- **Task statement**
Skip every image and restate the data word for word.

• • •

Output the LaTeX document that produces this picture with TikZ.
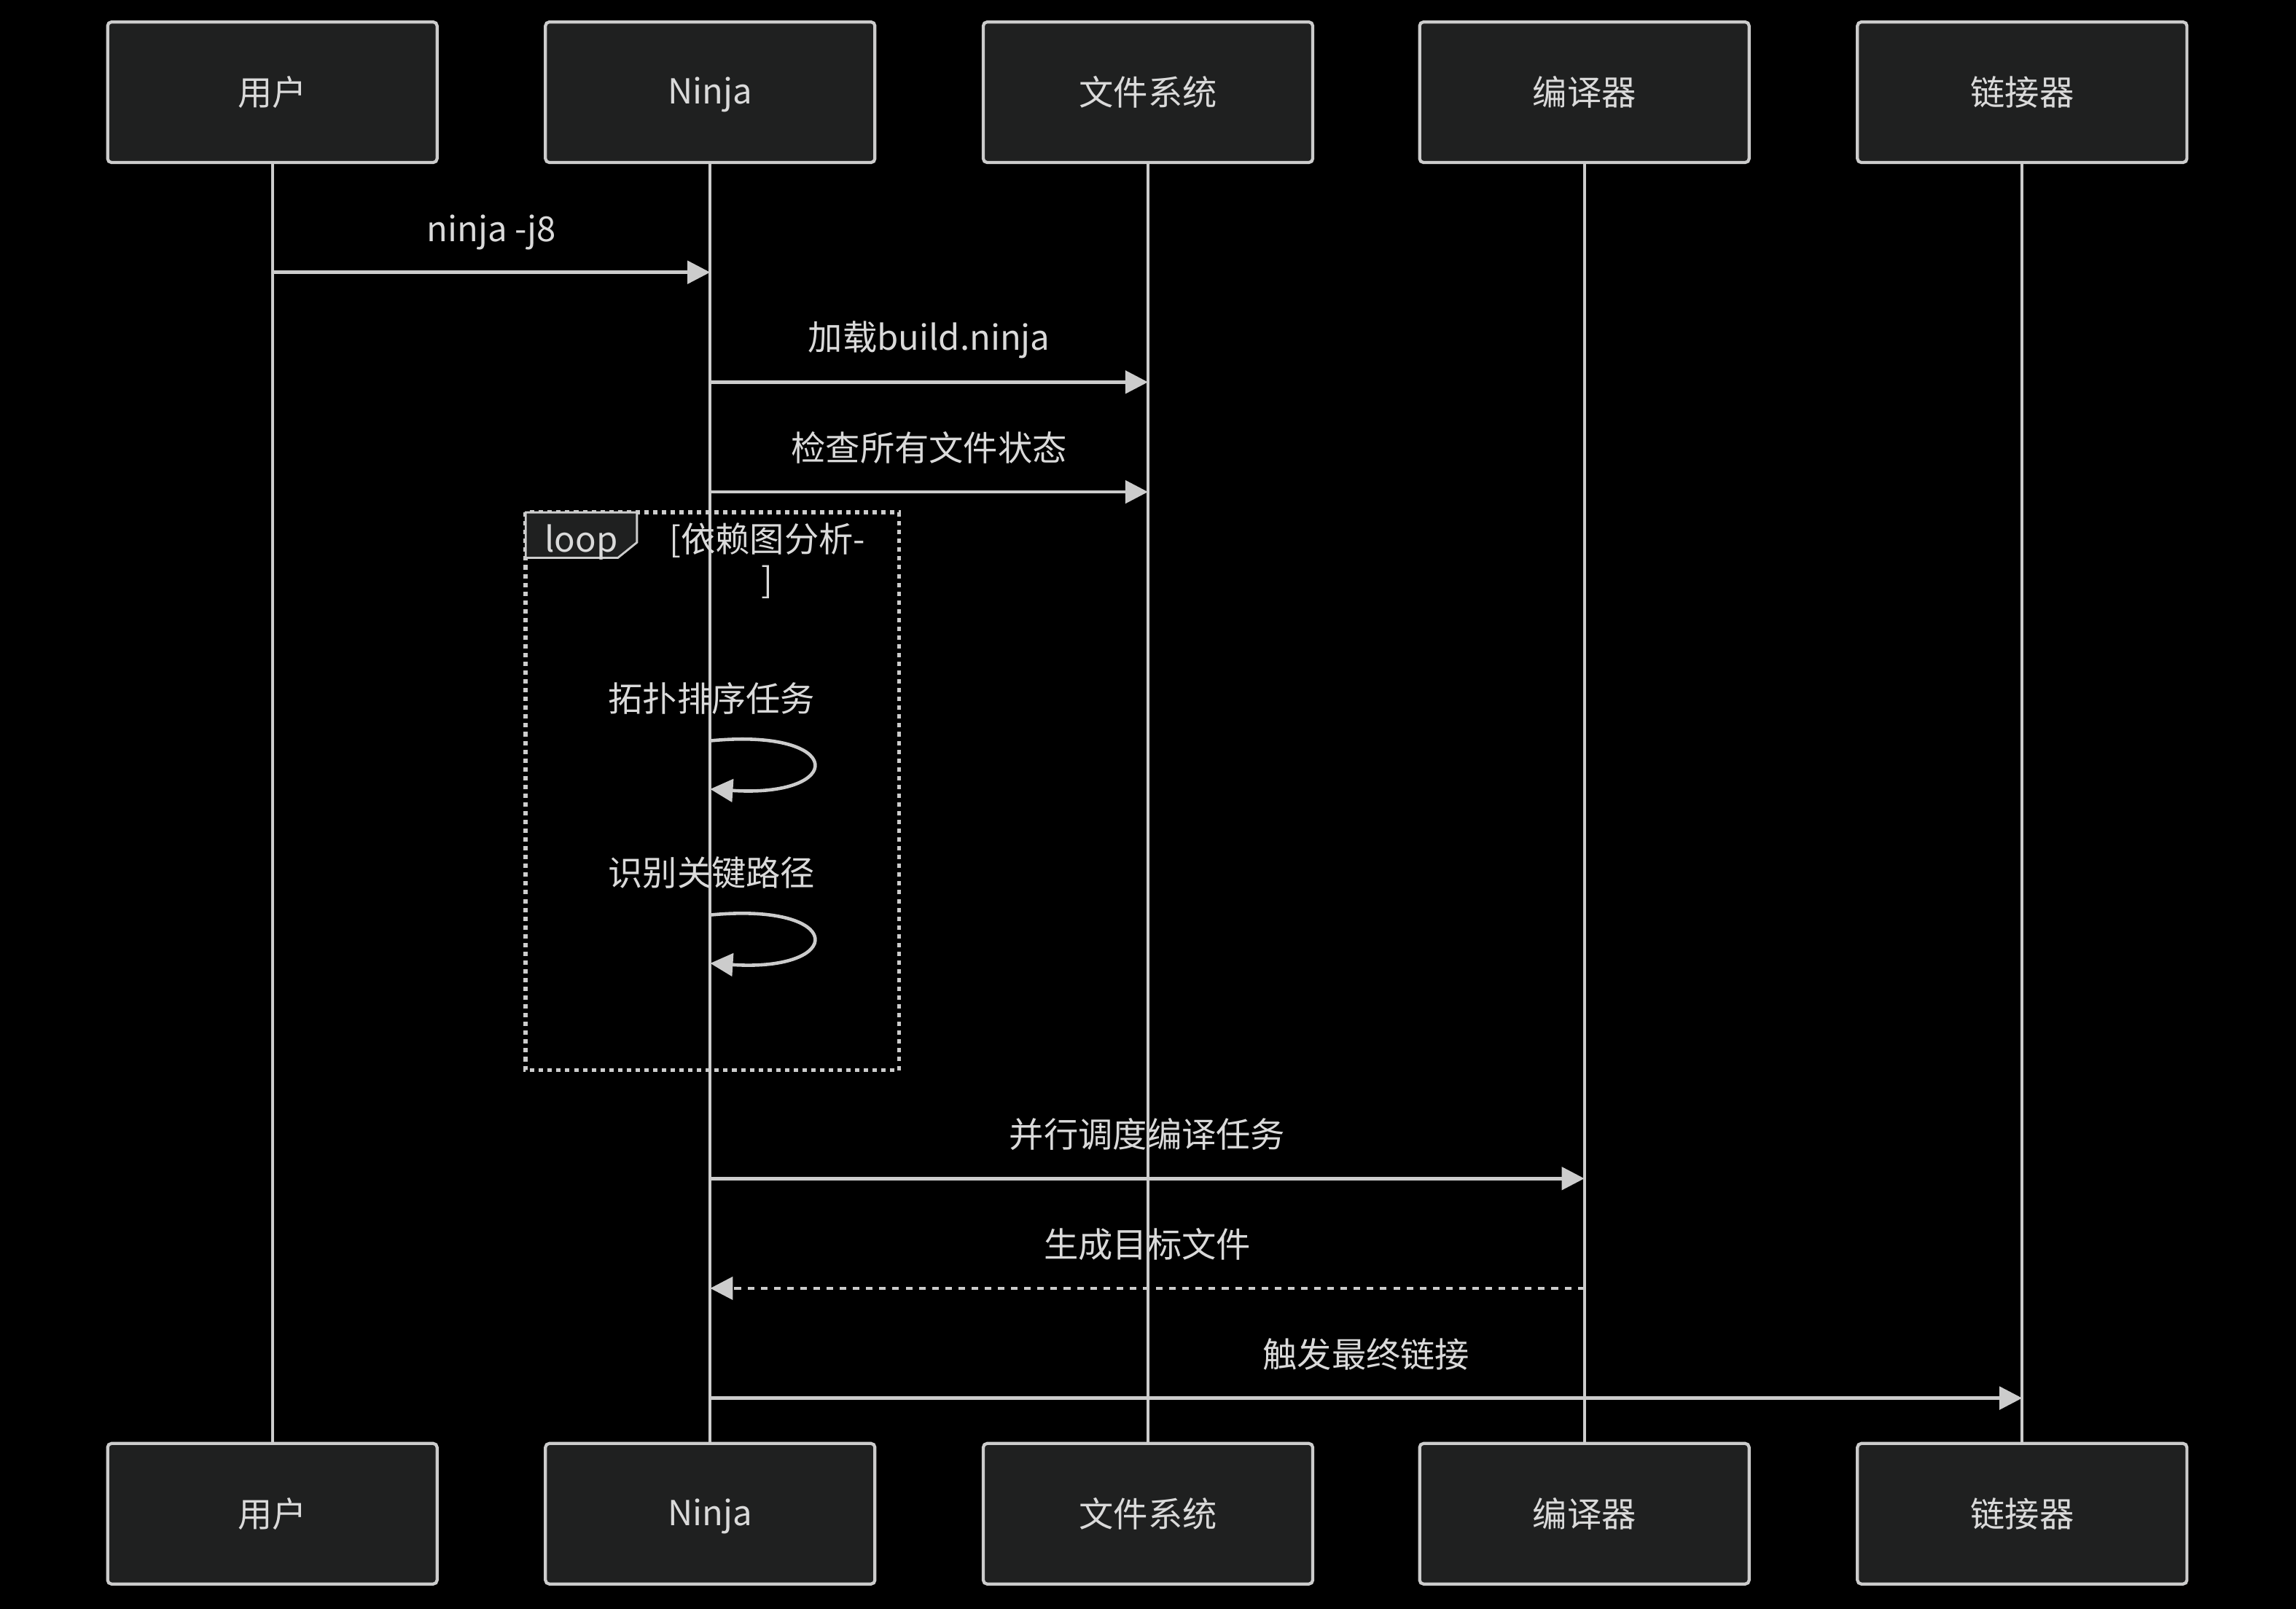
\documentclass[tikz,border=0pt]{standalone}
\usepackage{fontspec}
\setmainfont{Noto Sans CJK SC}
\usetikzlibrary{arrows.meta}
\definecolor{LineGray}{RGB}{204,204,204}
\definecolor{TextGray}{RGB}{218,218,218}
\definecolor{BoxFill}{RGB}{31,32,32}
% Latin text on the same baseline as the CJK labels
\newcommand{\cjkbox}[1]{\vphantom{用}\smash{#1}}

\begin{document}
\begin{tikzpicture}[x=0.2mm, y=-0.2mm, font=\fontsize{13.4}{16}\selectfont,
  every node/.style={align=center, text=TextGray}]
\tikzset{
  actor/.style={draw=LineGray, line width=1.2pt, fill=BoxFill, rounded corners=1.5pt,
    minimum width=4.5cm, minimum height=1.92cm},
  life/.style={LineGray, line width=1.2pt},
  msg/.style={-{Triangle[length=3.1mm,width=3.1mm]}, LineGray, line width=1.3pt},
  reply/.style={msg, dash pattern=on 0.9mm off 0.9mm},
  selfmsg/.style={msg, line width=1.3pt},
  loopframe/.style={LineGray, line width=1.6pt, dash pattern=on 0.6mm off 0.6mm},
  looptab/.style={draw=LineGray, line width=0.8pt, fill=BoxFill}
}
  \def\ytop{63}
  \def\ybot{1034}

  \fill[black] (0,0) rectangle (1568,1099);

  % participants
  \node[actor] (user) at (186,\ytop) {用户};
  \node[actor] (ninja) at (485,\ytop) {\cjkbox{Ninja}};
  \node[actor] (fs) at (784,\ytop) {文件系统};
  \node[actor] (cc) at (1082,\ytop) {编译器};
  \node[actor] (ld) at (1381,\ytop) {链接器};
  \node[actor] (userb) at (186,\ybot) {用户};
  \node[actor] (ninjab) at (485,\ybot) {\cjkbox{Ninja}};
  \node[actor] (fsb) at (784,\ybot) {文件系统};
  \node[actor] (ccb) at (1082,\ybot) {编译器};
  \node[actor] (ldb) at (1381,\ybot) {链接器};

  % lifelines
  \draw[life] (user) -- (userb);
  \draw[life] (ninja) -- (ninjab);
  \draw[life] (fs) -- (fsb);
  \draw[life] (cc) -- (ccb);
  \draw[life] (ld) -- (ldb);

  % message rows
  \coordinate (r1) at (0,186);
  \coordinate (r2) at (0,261);
  \coordinate (r3) at (0,336);
  \coordinate (s1a) at (0,506);
  \coordinate (s1b) at (0,539);
  \coordinate (s2a) at (0,625);
  \coordinate (s2b) at (0,658);
  \coordinate (r4) at (0,805);
  \coordinate (r5) at (0,880);
  \coordinate (r6) at (0,955);

  \draw[msg] (user |- r1) -- node[yshift=0.58cm] (t1) {\cjkbox{ninja -j8}} (ninja |- r1);
  \draw[msg] (ninja |- r2) -- node[yshift=0.6cm] (t2) {\cjkbox{加载build.ninja}} (fs |- r2);
  \draw[msg] (ninja |- r3) -- node[yshift=0.6cm] (t3) {检查所有文件状态} (fs |- r3);

  % loop block
  \draw[loopframe] (359,350) rectangle (614,731);
  \draw[looptab] (359,350) -- (435,350) -- (435,370.5) -- (422,381) -- (359,381) -- cycle;
  \node (looplbl) at (397,369) {\cjkbox{loop}};
  \node (cond) at (524,383) {[依赖图分析-\\]};

  \node (t4) at (486,477) {拓扑排序任务};
  \draw[selfmsg] (ninja |- s1a) .. controls (578,497) and (578,545) .. (ninja |- s1b);
  \node (t5) at (486,596) {识别关键路径};
  \draw[selfmsg] (ninja |- s2a) .. controls (578,616) and (578,664) .. (ninja |- s2b);

  \draw[msg] (ninja |- r4) -- node[yshift=0.6cm] (t6) {并行调度编译任务} (cc |- r4);
  \draw[reply] (cc |- r5) -- node[yshift=0.6cm] (t7) {生成目标文件} (ninja |- r5);
  \draw[msg] (ninja |- r6) -- node[yshift=0.6cm] (t8) {触发最终链接} (ld |- r6);
\end{tikzpicture}
\end{document}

• • •

- **Exercise result**
Output the LaTeX document that produces this picture with TikZ.
\documentclass[tikz,border=0pt]{standalone}
\usepackage{fontspec}
\setmainfont{Noto Sans CJK SC}
\usetikzlibrary{arrows.meta}
\definecolor{LineGray}{RGB}{204,204,204}
\definecolor{TextGray}{RGB}{218,218,218}
\definecolor{BoxFill}{RGB}{31,32,32}
% Latin text on the same baseline as the CJK labels
\newcommand{\cjkbox}[1]{\vphantom{用}\smash{#1}}

\begin{document}
\begin{tikzpicture}[x=0.2mm, y=-0.2mm, font=\fontsize{13.4}{16}\selectfont,
  every node/.style={align=center, text=TextGray}]
\tikzset{
  actor/.style={draw=LineGray, line width=1.2pt, fill=BoxFill, rounded corners=1.5pt,
    minimum width=4.5cm, minimum height=1.92cm},
  life/.style={LineGray, line width=1.2pt},
  msg/.style={-{Triangle[length=3.1mm,width=3.1mm]}, LineGray, line width=1.3pt},
  reply/.style={msg, dash pattern=on 0.9mm off 0.9mm},
  selfmsg/.style={msg, line width=1.3pt},
  loopframe/.style={LineGray, line width=1.6pt, dash pattern=on 0.6mm off 0.6mm},
  looptab/.style={draw=LineGray, line width=0.8pt, fill=BoxFill}
}
  \def\ytop{63}
  \def\ybot{1034}

  \fill[black] (0,0) rectangle (1568,1099);

  % participants
  \node[actor] (user) at (186,\ytop) {用户};
  \node[actor] (ninja) at (485,\ytop) {\cjkbox{Ninja}};
  \node[actor] (fs) at (784,\ytop) {文件系统};
  \node[actor] (cc) at (1082,\ytop) {编译器};
  \node[actor] (ld) at (1381,\ytop) {链接器};
  \node[actor] (userb) at (186,\ybot) {用户};
  \node[actor] (ninjab) at (485,\ybot) {\cjkbox{Ninja}};
  \node[actor] (fsb) at (784,\ybot) {文件系统};
  \node[actor] (ccb) at (1082,\ybot) {编译器};
  \node[actor] (ldb) at (1381,\ybot) {链接器};

  % lifelines
  \draw[life] (user) -- (userb);
  \draw[life] (ninja) -- (ninjab);
  \draw[life] (fs) -- (fsb);
  \draw[life] (cc) -- (ccb);
  \draw[life] (ld) -- (ldb);

  % message rows
  \coordinate (r1) at (0,186);
  \coordinate (r2) at (0,261);
  \coordinate (r3) at (0,336);
  \coordinate (s1a) at (0,506);
  \coordinate (s1b) at (0,539);
  \coordinate (s2a) at (0,625);
  \coordinate (s2b) at (0,658);
  \coordinate (r4) at (0,805);
  \coordinate (r5) at (0,880);
  \coordinate (r6) at (0,955);

  \draw[msg] (user |- r1) -- node[yshift=0.58cm] (t1) {\cjkbox{ninja -j8}} (ninja |- r1);
  \draw[msg] (ninja |- r2) -- node[yshift=0.6cm] (t2) {\cjkbox{加载build.ninja}} (fs |- r2);
  \draw[msg] (ninja |- r3) -- node[yshift=0.6cm] (t3) {检查所有文件状态} (fs |- r3);

  % loop block
  \draw[loopframe] (359,350) rectangle (614,731);
  \draw[looptab] (359,350) -- (435,350) -- (435,370.5) -- (422,381) -- (359,381) -- cycle;
  \node (looplbl) at (397,369) {\cjkbox{loop}};
  \node (cond) at (524,383) {[依赖图分析-\\]};

  \node (t4) at (486,477) {拓扑排序任务};
  \draw[selfmsg] (ninja |- s1a) .. controls (578,497) and (578,545) .. (ninja |- s1b);
  \node (t5) at (486,596) {识别关键路径};
  \draw[selfmsg] (ninja |- s2a) .. controls (578,616) and (578,664) .. (ninja |- s2b);

  \draw[msg] (ninja |- r4) -- node[yshift=0.6cm] (t6) {并行调度编译任务} (cc |- r4);
  \draw[reply] (cc |- r5) -- node[yshift=0.6cm] (t7) {生成目标文件} (ninja |- r5);
  \draw[msg] (ninja |- r6) -- node[yshift=0.6cm] (t8) {触发最终链接} (ld |- r6);
\end{tikzpicture}
\end{document}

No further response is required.